* [Exercise]: Could you write out the opening lines of the data, word for word, stopping after the line that contains "const freqTicks = [1, 2, 3];"?

----------------------------------------

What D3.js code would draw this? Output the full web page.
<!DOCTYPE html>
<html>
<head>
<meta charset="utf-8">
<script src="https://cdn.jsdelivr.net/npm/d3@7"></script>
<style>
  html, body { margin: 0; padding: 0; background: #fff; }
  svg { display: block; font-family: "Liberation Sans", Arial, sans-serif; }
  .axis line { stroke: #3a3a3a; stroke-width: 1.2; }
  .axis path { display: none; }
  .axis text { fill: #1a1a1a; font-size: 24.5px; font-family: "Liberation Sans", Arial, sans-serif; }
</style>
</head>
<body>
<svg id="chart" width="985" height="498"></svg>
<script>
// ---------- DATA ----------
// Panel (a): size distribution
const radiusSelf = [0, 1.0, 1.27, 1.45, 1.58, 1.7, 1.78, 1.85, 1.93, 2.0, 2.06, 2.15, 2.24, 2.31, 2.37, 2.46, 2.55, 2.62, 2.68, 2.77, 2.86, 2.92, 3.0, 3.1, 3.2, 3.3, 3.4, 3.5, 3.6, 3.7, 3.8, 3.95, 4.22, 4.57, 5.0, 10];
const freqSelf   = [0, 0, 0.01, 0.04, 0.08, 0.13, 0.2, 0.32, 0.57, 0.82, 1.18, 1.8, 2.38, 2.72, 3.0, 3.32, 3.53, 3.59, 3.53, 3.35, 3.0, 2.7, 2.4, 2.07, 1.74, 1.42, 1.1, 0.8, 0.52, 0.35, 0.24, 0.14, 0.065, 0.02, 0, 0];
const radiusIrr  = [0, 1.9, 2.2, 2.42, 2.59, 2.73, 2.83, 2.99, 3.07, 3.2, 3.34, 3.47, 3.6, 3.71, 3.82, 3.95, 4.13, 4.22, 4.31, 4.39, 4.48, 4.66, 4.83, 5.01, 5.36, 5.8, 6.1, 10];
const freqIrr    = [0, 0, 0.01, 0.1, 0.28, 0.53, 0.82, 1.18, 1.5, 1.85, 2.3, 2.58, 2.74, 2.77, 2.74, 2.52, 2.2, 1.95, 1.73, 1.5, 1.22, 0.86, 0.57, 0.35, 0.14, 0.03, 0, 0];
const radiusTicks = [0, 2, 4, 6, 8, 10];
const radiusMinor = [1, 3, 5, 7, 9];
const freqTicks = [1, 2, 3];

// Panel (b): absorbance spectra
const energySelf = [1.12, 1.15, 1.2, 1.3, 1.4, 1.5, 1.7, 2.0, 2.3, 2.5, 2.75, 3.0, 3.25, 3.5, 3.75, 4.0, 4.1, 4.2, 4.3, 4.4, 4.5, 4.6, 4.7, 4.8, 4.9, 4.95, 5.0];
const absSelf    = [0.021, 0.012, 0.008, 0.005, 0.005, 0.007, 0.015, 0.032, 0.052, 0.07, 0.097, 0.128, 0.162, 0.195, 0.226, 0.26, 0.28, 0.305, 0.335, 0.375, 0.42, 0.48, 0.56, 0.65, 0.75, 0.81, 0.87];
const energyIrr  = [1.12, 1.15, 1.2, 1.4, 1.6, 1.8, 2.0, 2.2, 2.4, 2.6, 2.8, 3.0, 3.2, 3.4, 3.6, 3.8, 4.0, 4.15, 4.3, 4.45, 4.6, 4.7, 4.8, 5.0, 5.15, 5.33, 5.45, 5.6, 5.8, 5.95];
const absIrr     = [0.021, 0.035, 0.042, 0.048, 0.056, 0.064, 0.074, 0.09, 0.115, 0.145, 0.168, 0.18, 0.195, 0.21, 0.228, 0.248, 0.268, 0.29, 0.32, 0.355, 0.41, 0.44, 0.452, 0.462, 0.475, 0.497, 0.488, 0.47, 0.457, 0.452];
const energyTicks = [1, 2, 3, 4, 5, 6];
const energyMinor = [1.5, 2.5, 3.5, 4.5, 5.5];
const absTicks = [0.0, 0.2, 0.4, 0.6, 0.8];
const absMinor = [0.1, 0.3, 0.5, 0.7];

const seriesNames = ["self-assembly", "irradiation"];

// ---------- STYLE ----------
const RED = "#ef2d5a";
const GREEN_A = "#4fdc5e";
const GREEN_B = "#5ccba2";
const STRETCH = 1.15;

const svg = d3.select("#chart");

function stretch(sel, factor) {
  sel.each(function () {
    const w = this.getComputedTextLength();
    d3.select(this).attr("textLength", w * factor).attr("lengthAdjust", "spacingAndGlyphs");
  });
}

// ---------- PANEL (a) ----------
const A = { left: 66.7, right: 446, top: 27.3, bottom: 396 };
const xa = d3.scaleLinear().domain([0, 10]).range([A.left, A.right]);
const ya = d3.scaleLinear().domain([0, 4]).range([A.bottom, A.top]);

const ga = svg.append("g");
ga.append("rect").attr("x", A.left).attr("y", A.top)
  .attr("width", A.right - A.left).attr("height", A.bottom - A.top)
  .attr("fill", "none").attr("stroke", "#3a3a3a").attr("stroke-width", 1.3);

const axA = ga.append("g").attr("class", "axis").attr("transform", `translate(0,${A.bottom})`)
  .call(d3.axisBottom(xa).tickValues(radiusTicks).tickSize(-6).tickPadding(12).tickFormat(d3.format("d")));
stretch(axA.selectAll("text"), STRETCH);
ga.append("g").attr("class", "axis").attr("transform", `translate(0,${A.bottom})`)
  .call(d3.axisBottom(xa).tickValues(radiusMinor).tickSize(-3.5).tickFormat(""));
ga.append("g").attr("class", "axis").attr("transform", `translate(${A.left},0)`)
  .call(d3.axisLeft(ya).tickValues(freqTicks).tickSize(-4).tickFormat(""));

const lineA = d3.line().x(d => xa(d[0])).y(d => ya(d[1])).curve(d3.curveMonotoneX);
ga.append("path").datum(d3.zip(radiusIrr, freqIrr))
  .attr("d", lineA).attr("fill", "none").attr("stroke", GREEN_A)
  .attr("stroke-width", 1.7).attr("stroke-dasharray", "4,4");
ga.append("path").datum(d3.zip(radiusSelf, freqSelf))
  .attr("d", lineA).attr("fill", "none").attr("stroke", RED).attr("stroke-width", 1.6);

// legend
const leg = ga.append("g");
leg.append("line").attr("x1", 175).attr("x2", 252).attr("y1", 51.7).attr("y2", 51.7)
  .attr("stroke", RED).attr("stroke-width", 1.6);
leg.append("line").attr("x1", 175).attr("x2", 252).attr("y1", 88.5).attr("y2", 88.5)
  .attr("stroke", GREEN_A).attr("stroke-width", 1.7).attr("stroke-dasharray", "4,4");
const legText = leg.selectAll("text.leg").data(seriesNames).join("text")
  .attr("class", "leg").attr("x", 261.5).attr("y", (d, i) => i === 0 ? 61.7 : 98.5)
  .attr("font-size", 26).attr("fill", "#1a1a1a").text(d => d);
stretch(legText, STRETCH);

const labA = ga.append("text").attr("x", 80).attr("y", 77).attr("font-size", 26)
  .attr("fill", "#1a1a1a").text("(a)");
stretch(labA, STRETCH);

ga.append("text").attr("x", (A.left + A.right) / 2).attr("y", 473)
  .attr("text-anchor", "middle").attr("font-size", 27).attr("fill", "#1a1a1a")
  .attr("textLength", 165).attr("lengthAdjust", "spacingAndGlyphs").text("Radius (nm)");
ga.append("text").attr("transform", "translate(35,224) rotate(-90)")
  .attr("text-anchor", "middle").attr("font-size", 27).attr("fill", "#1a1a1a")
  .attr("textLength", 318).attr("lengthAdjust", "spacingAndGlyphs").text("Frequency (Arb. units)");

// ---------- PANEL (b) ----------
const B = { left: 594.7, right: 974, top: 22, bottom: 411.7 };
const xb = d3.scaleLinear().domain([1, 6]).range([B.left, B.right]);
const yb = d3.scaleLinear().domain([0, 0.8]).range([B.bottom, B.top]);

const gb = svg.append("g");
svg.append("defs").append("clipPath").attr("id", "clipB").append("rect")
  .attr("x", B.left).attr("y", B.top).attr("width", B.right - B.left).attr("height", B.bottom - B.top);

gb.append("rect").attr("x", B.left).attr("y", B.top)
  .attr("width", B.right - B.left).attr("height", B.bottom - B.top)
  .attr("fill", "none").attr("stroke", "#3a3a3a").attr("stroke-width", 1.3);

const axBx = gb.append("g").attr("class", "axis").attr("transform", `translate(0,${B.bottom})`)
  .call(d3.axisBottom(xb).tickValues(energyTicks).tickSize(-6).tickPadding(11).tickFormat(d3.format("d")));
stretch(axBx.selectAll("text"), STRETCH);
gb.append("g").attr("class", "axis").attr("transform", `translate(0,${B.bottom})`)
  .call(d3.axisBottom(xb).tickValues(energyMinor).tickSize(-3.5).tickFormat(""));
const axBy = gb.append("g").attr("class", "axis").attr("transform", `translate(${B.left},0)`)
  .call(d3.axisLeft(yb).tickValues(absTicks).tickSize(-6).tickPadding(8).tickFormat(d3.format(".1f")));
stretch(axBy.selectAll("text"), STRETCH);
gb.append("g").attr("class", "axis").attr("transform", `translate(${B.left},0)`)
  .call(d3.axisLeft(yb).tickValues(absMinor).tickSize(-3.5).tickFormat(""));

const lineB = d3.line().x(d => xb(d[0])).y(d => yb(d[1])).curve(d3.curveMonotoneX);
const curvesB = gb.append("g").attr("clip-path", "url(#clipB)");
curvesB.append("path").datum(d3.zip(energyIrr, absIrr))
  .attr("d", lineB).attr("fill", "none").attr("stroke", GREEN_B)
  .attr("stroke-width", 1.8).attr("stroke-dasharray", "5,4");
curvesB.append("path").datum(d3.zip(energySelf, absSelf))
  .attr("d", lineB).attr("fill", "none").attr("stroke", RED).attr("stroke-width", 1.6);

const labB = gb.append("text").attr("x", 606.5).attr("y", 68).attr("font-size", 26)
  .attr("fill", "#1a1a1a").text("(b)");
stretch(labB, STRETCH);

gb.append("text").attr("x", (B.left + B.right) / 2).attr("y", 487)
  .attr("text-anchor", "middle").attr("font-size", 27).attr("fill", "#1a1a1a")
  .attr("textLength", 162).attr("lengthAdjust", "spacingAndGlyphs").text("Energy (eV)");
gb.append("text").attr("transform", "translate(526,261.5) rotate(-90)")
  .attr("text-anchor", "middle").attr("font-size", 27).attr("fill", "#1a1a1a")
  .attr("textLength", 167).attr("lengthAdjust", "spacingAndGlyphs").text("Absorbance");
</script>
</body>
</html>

----------------------------------------

* [Complete answer]:
What D3.js code would draw this? Output the full web page.
<!DOCTYPE html>
<html>
<head>
<meta charset="utf-8">
<script src="https://cdn.jsdelivr.net/npm/d3@7"></script>
<style>
  html, body { margin: 0; padding: 0; background: #fff; }
  svg { display: block; font-family: "Liberation Sans", Arial, sans-serif; }
  .axis line { stroke: #3a3a3a; stroke-width: 1.2; }
  .axis path { display: none; }
  .axis text { fill: #1a1a1a; font-size: 24.5px; font-family: "Liberation Sans", Arial, sans-serif; }
</style>
</head>
<body>
<svg id="chart" width="985" height="498"></svg>
<script>
// ---------- DATA ----------
// Panel (a): size distribution
const radiusSelf = [0, 1.0, 1.27, 1.45, 1.58, 1.7, 1.78, 1.85, 1.93, 2.0, 2.06, 2.15, 2.24, 2.31, 2.37, 2.46, 2.55, 2.62, 2.68, 2.77, 2.86, 2.92, 3.0, 3.1, 3.2, 3.3, 3.4, 3.5, 3.6, 3.7, 3.8, 3.95, 4.22, 4.57, 5.0, 10];
const freqSelf   = [0, 0, 0.01, 0.04, 0.08, 0.13, 0.2, 0.32, 0.57, 0.82, 1.18, 1.8, 2.38, 2.72, 3.0, 3.32, 3.53, 3.59, 3.53, 3.35, 3.0, 2.7, 2.4, 2.07, 1.74, 1.42, 1.1, 0.8, 0.52, 0.35, 0.24, 0.14, 0.065, 0.02, 0, 0];
const radiusIrr  = [0, 1.9, 2.2, 2.42, 2.59, 2.73, 2.83, 2.99, 3.07, 3.2, 3.34, 3.47, 3.6, 3.71, 3.82, 3.95, 4.13, 4.22, 4.31, 4.39, 4.48, 4.66, 4.83, 5.01, 5.36, 5.8, 6.1, 10];
const freqIrr    = [0, 0, 0.01, 0.1, 0.28, 0.53, 0.82, 1.18, 1.5, 1.85, 2.3, 2.58, 2.74, 2.77, 2.74, 2.52, 2.2, 1.95, 1.73, 1.5, 1.22, 0.86, 0.57, 0.35, 0.14, 0.03, 0, 0];
const radiusTicks = [0, 2, 4, 6, 8, 10];
const radiusMinor = [1, 3, 5, 7, 9];
const freqTicks = [1, 2, 3];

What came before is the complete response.